Mini-Review: Pariah


Pariah

Drama, 2011

86 minutes

Starring: Adepero Oduye, Pernell Walker, Charles Parnell, Kim Wayans

Directed by: Dee Rees

Written by: Dee Rees


Pariah is the kind of movie that you could easily talk yourself out of seeing. It’s about the “tough” stuff: adultery, family tension, and growing up gay in a home, and situation, that not only doesn’t accept it but tries to suppress it. It is also, partially for that same reason, precisely the kind of movie you should see. Alike (pronounced a-LEE-kay) is a winsome teenage girl who is coming to terms with the fact that she is undeniably a lesbian. She is also black; in short, hers is a voice that is not often heard in popular culture, cinematic or otherwise. Her close friend, Laura, is her bridge into the world she wants to belong to: together they dress in baggy, masculine clothes and frequent a lesbian club that recently opened near where they live in Brooklyn. Her family, however, keeps her in the closest, pressuring her to be the daughter they want even when that is clearly at odds with what she wants for herself.

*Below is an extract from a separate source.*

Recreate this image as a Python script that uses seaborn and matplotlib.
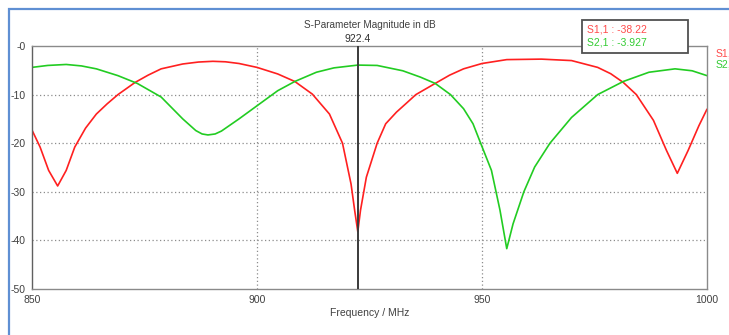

Alike’s struggle is at times harrowing, heartbreaking, and seemingly hopeless. Though we want her to find common ground with her family, and to be accepted for who she is, it seems evident early on that this cannot possibly happen. This film is not about wish fulfillment but about how we contend with the harshness of reality. Still, even beyond its important subject matter, Pariah is an excellent film, subtle but affecting, surprisingly funny at times, and beautifully acted. It understands its world, its perspective, and thus makes it wonderfully real and imperative to the viewer.